Parameters in JDBC Migration
Using the EDN-based JDBC migrations – which I'm trying to create on-the-fly from a non-SQL specification – I'd like to do the following:
{:id "something"
:up [["INSERT INTO table (column) VALUES (?)" "value"]
...]
...}
ragtime.jdbc/execute-sql! currently can't handle this. This could be added in a completely backwards-compatible manner and I'd be happy to supply a patch if desired.
Could you tell me a little more about your use-case? At first glance this seems fine, but I'd like to know a little more about what circumstances this is used for. It seems like it's quite a niche bit of functionality.
Sure. In my case, I know that a few very similar migrations will be coming up repeatedly in the future. So, to make the chore a bit more bearable, I'm programatically generating them from a declarative input format that looks similar to the following:
{:add-relationships
{"a" "b"
"b" "c"}
:remove-relationships
{"g" "h"}}
My program then produces a migration akin to:
(ragtime.jdbc/sql-migration
{:id "some-id"
:up [["INSERT INTO relationships (from, to) VALUES (?, ?)" "a" "b"]
["INSERT INTO relationships (from, to) VALUES (?, ?)" "b" "c"]

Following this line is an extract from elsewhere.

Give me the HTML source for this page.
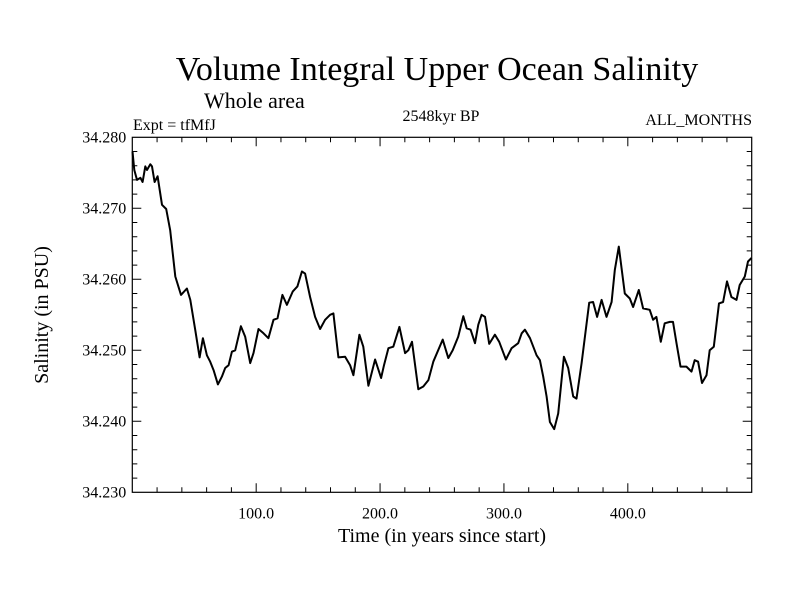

["DELETE FROM relationships WHERE from = ? AND to = ?" "g" "h"]]
:down [["DELETE FROM relationships WHERE from = ? AND to = ?" "a" "b"]
["DELETE FROM relationships WHERE from = ? AND to = ?" "b" "c"]
["INSERT INTO relationships (from, to) VALUES (?, ?)" "g" "h"]]})
Of course, one could argue the use case (which is more data management than database management), but allowing use of SQL query vectors has the following advantages for me:
- I can store the full,
?-parameterised query string in a variable and do vector- instead of string-concatenation. - I don't risk producing invalid SQL from unescaped string values in my input map.
- I don't have escaped string values in the input map, making it oh-so-slightly harder to process by humans.
The latter two apply to the already existing EDN JDBC migrations, as well, IMO.